De wetgever belooft gedupeerde ouders iets wat niet waargemaakt kan worden. En de bestuursrechter heeft daarvoor geen oplossing Dat is de wrange conclusie van de rechtbank Midden-Nederland in een uitspraak over de trage besluitvorming bij het herstel van de kinderopvangtoeslagaffaire.
Naar de rechter
De Uitvoeringsorganisatie Herstel Toeslagen (UHT) voert de hersteloperatie van de toeslagenaffaire uit. In de praktijk blijkt dat alle ouders lang moeten wachten op een beslissing in hun zaak. Steeds meer ouders stappen daarom naar de rechter. Dit verergert echter het probleem: de rechter legt een nieuwe beslistermijn op van twaalf weken waardoor het UHT zich gedwongen ziet de dossiers van bezwaarmakers met voorrang te behandelen. Het betekent dat andere ouders nog langer moeten wachten. Een deel van hen stapt daarom alsnog naar de rechter.
Wet aangenomen
Uit de voortgangsrapportages die de staatssecretaris sinds 2020 ieder kwartaal naar de Tweede Kamer stuurt, blijkt dat de planning van de UHT en de mogelijkheid om tijdig op aanvragen te beslissen al vanaf begin 2021 steeds verder onder druk kwamen te staan. Dit werd steeds erger. In de zomer van 2022 bleek al dat het voor 32.000 aanvragen niet is gelukt om binnen de termijn te beslissen. Ondanks dit beeld uit de voortgangsrapportages en ondanks kritische vragen van enkele Tweede Kamerfracties, is de nieuwe Wet hersteloperatie toeslagen eind vorig jaar aangenomen. In die wet zijn de beslistermijnen opgenomen die nu steeds niet worden gehaald.
Uitspraak
Dat was voor de rechtbank Midden-Nederland aanleiding om vier zaken te selecteren voor een behandeling op een zitting van de meervoudige kamer. Die zitting vond op 24 maart plaats, de uitspraak was op 14 april. De rechtbank kan geen andere conclusie trekken dan dat de wetgever heel bewust een regeling met feitelijk onhaalbare beslistermijnen heeft aanvaard. De rechtbank wijst erop dat het niet de rechter is, maar juist de wetgever zelf die hier iets aan kan doen. De rechtbank kan zelf niets doen om de hersteloperatie als geheel te versnellen, en heeft beperkte mogelijkheden om in individuele gevallen een besluit af te dwingen.

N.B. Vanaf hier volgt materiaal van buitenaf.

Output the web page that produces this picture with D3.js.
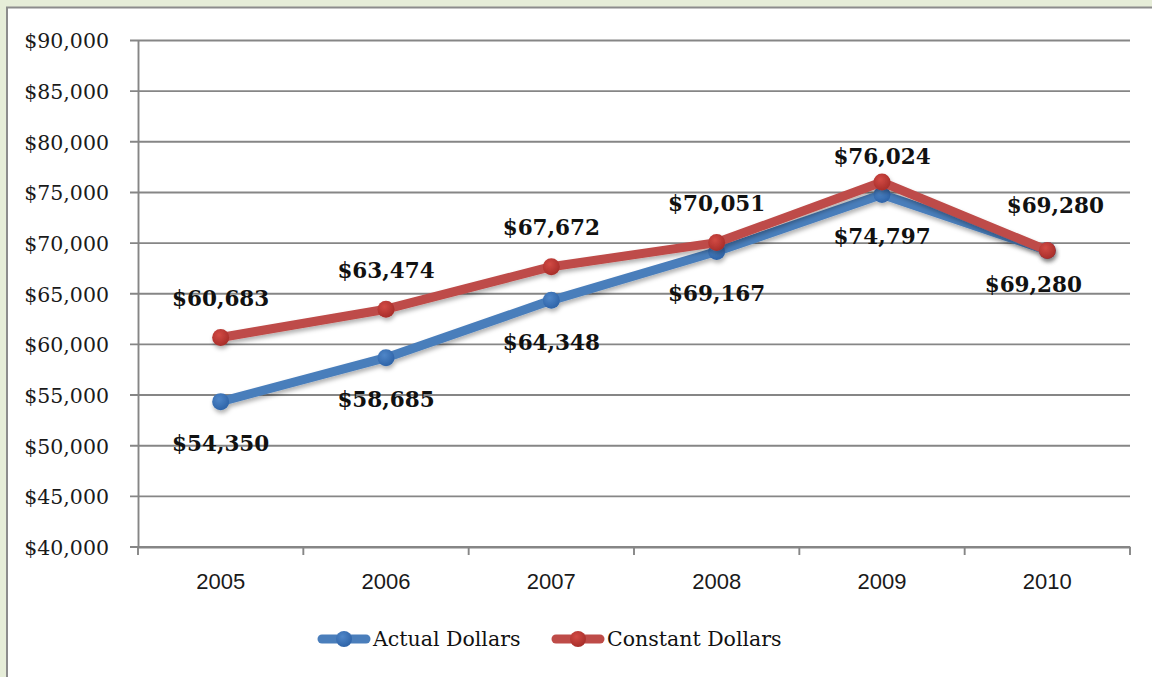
<!DOCTYPE html>
<html><head><meta charset="utf-8">
<script src="https://cdn.jsdelivr.net/npm/d3@7"></script>
<style>
html,body{margin:0;padding:0;background:#e6edd8;}
svg{display:block;}
</style></head>
<body>
<svg id="chart" width="1152" height="677"></svg>
<script>
const years = ["2005","2006","2007","2008","2009","2010"];
const actualDollars = [54350, 58685, 64348, 69167, 74797, 69280];
const constantDollars = [60683, 63474, 67672, 70051, 76024, 69280];
const yTicks = [40000,45000,50000,55000,60000,65000,70000,75000,80000,85000,90000];
const seriesNames = ["Actual Dollars","Constant Dollars"];

// label nudges (layout only)
const actualNudge = [[0,0],[0,0],[0,0],[0,0],[0,0],[-14,-8]];
const constantNudge = [[0,0],[0,0],[0,0],[0,0],[0,13],[8,-6]];

(function(){
const svg = d3.select("#chart");
svg.append("rect").attr("x",0).attr("y",0).attr("width",1152).attr("height",677).attr("fill","#e6edd8");
svg.append("rect").attr("x",7).attr("y",7.5).attr("width",1160).attr("height",690)
  .attr("fill","#ffffff").attr("stroke","#8c8c8c").attr("stroke-width",2);

const defs = svg.append("defs");
const f = defs.append("filter").attr("id","sh").attr("x","-10%").attr("y","-20%").attr("width","120%").attr("height","160%");
f.append("feDropShadow").attr("dx",1).attr("dy",3).attr("stdDeviation",2).attr("flood-color","#000").attr("flood-opacity",0.3);
function grad(id, c1, c2){
  const g = defs.append("radialGradient").attr("id",id).attr("cx","40%").attr("cy","35%").attr("r","65%");
  g.append("stop").attr("offset","0%").attr("stop-color",c1);
  g.append("stop").attr("offset","100%").attr("stop-color",c2);
}
grad("gb","#4f86c8","#2f64a8");
grad("gr","#d24a44","#a82e2a");

const pLeft = 138, pRight = 1130, pTop = 40.5, pBottom = 547;
const x = d3.scaleBand().domain(years).range([pLeft,pRight]);
const y = d3.scaleLinear().domain([40000,90000]).range([pBottom,pTop]);

svg.append("g").selectAll("line").data(yTicks).join("line")
  .attr("x1",130).attr("x2",pRight).attr("y1",d=>y(d)).attr("y2",d=>y(d))
  .attr("stroke","#868686").attr("stroke-width",1.9);

const yAxis = svg.append("g").attr("transform",`translate(${pLeft},0)`)
  .call(d3.axisLeft(y).tickValues(yTicks).tickSize(0).tickPadding(29)
    .tickFormat(d=>"$"+d3.format(",")(d)));
yAxis.select(".domain").attr("stroke","#868686").attr("stroke-width",1.9);
yAxis.selectAll("text").attr("font-family","'DejaVu Serif', serif").attr("font-size","20.5px")
  .attr("fill","#1a1a1a").attr("dy","0.36em");

const xAxis = svg.append("g").attr("transform",`translate(0,${pBottom})`)
  .call(d3.axisBottom(x).tickSize(0).tickPadding(0));
xAxis.select(".domain").attr("stroke","#868686").attr("stroke-width",1.9);
xAxis.selectAll("text").attr("font-family","'Liberation Sans', Arial, sans-serif").attr("font-size","22px")
  .attr("fill","#1a1a1a").attr("dy","0").attr("y",42);
const bounds = years.map(d=>x(d)).concat([x(years[years.length-1])+x.bandwidth()]);
svg.append("g").selectAll("line").data(bounds).join("line")
  .attr("x1",d=>d).attr("x2",d=>d).attr("y1",pBottom).attr("y2",pBottom+8)
  .attr("stroke","#868686").attr("stroke-width",1.9);

const cx = d => x(d)+x.bandwidth()/2;
const line = d3.line().x(d=>cx(d.year)).y(d=>y(d.value));

function series(vals, color, gradId){
  const data = years.map((yr,i)=>({year:yr,value:vals[i]}));
  const g = svg.append("g").attr("filter","url(#sh)");
  g.append("path").datum(data).attr("d",line).attr("fill","none")
    .attr("stroke",color).attr("stroke-width",9).attr("stroke-linejoin","round").attr("stroke-linecap","round");
  g.selectAll("circle").data(data).join("circle")
    .attr("cx",d=>cx(d.year)).attr("cy",d=>y(d.value)).attr("r",8.5).attr("fill",`url(#${gradId})`);
  return data;
}
const aData = series(actualDollars,"#4a7ebb","gb");
const cData = series(constantDollars,"#be4b48","gr");

const fmt = d=>"$"+d3.format(",")(d);
function labels(data, dyCenter, nudge){
  svg.append("g").selectAll("text").data(data).join("text")
    .attr("x",(d,i)=>cx(d.year)+nudge[i][0])
    .attr("y",(d,i)=>y(d.value)+dyCenter+nudge[i][1])
    .attr("dy","0.36em")
    .attr("text-anchor","middle")
    .attr("font-family","'DejaVu Serif', serif").attr("font-weight","bold").attr("font-size","21.5px")
    .attr("fill","#111")
    .text(d=>fmt(d.value));
}
labels(aData, 42, actualNudge);
labels(cData, -39, constantNudge);

const legend = [
  {name:seriesNames[0], color:"#4a7ebb", grad:"gb", x:318},
  {name:seriesNames[1], color:"#be4b48", grad:"gr", x:552}
];
const lg = svg.append("g").selectAll("g").data(legend).join("g")
  .attr("transform",d=>`translate(${d.x},639)`);
lg.append("line").attr("x1",4).attr("x2",48).attr("y1",0).attr("y2",0)
  .attr("stroke",d=>d.color).attr("stroke-width",9).attr("stroke-linecap","round");
lg.append("circle").attr("cx",26).attr("cy",0).attr("r",8).attr("fill",d=>`url(#${d.grad})`);
lg.append("text").attr("x",55).attr("y",0).attr("dy","0.36em")
  .attr("font-family","'DejaVu Serif', serif").attr("font-size","20.5px").attr("fill","#111")
  .text(d=>d.name);
})();
</script>
</body></html>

De rechtbank vindt het belangrijk dat de UHT haar capaciteit inzet voor goede en zorgvuldige besluiten, die op volgorde van aanvraag kunnen worden genomen. Daarmee laat de rechtbank de collectieve belangen van alle gedupeerde ouders die in afwachting zijn van een beslissing van de UHT zwaarder wegen dan de belangen van de selectie van gedupeerde ouders die naar de rechtbank stappen omdat in hun dossier de beslistermijn is overschreden. Dit is niet alleen eerlijker voor de groep van gedupeerde ouders als geheel, maar voorkomt ook dat de beroepsprocedures vanwege niet tijdig beslissen de processen bij de UHT en de rechtspraak steeds meer gaan bepalen.
Nieuwe termijn
De rechtbank zal voortaan als uitgangspunt hanteren dat de Belastingdienst/Toeslagen in UHT-zaken tot 1 juli 2024 de tijd krijgt om een besluit te nemen. Deze nieuwe termijn geldt voor alle gedupeerde ouders die bij de rechtbank Midden-Nederland een procedure hebben lopen of nog starten. Op de website van UHT staat een planning die ook geldt voor ouders die niet procederen. Met deze beslissing sluit de rechtbank aan bij die planning.